Food enters the stomach via the esophagus, leaves through the opening called the pylorus and passes into the first portion of the small intestine (duodenum). The stomach contains both squamous and glandular portions.
Diet and feeding management may play a major role in inducing ulcers in horses. By nature, horses are grazing animals, spending much of their day feeding. The grazing horse has a constant flow of saliva and passage of grass into the stomach, buffering stomach acid (2). Most horses graze pasture during the year. However, there are many horses, e.g., racehorses and high-level event horses, that are managed as meal-eaters rather than being allowed to feed or graze continuously. They receive dry hay and concentrates year-round, or for the majority of the year, in a meal rather than eating continuously as in grazing. (Concentrates are mixtures of grain, crushed or whole, along with vitamins and minerals combined in various forms or textures (e.g., sweet-feed, pelletted feed) to compliment the nutrients found in the hay.)

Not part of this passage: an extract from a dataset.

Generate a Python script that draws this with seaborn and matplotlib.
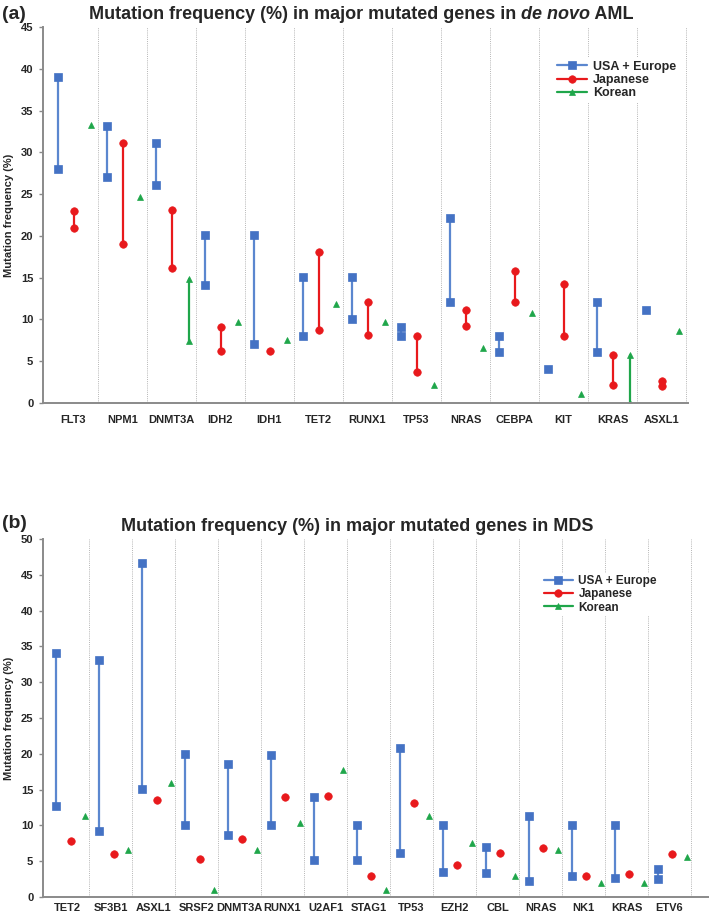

The feeding of high volumes of concentrates in itself increases the production of volatile fatty acids. This, combined with meal-feeding, results in sudden drops in gastric pH and damage to cells in the stomach and intestine.Measurements of gastric pH revealed that acidity (< pH 2.0) was greatest in horses deprived of food (3). An alternating regimen of feed deprivation for 24 hours followed by free choice hay for 24 hours resulted in erosions and ulceration of gastric mucosa with as little as 48 hours of cumulative food deprivation (3). This is important to remember; horses that are anorectic (not eating) or partially anorectic because of an underlying medical condition can develop erosions and ulcers in their gastric squamous mucosa within one to two days. When horses were fedtimothy grass hay, gastric pH measurements were often greater than pH 6 (3). The feeding of alfalfa hay and grain resulted in a higher gastric pH than feeding grass hay. This may be due to the constituents of alfalfa but further research is needed in the area of the effect of forage type on gastric pH (3). The stress of training regimen on the animal causes the increased release of corticosteroids and subsequent decrease in blood flow to the stomach lining. This interferes with the natural protective mechanisms and results in more damage from stomach acids.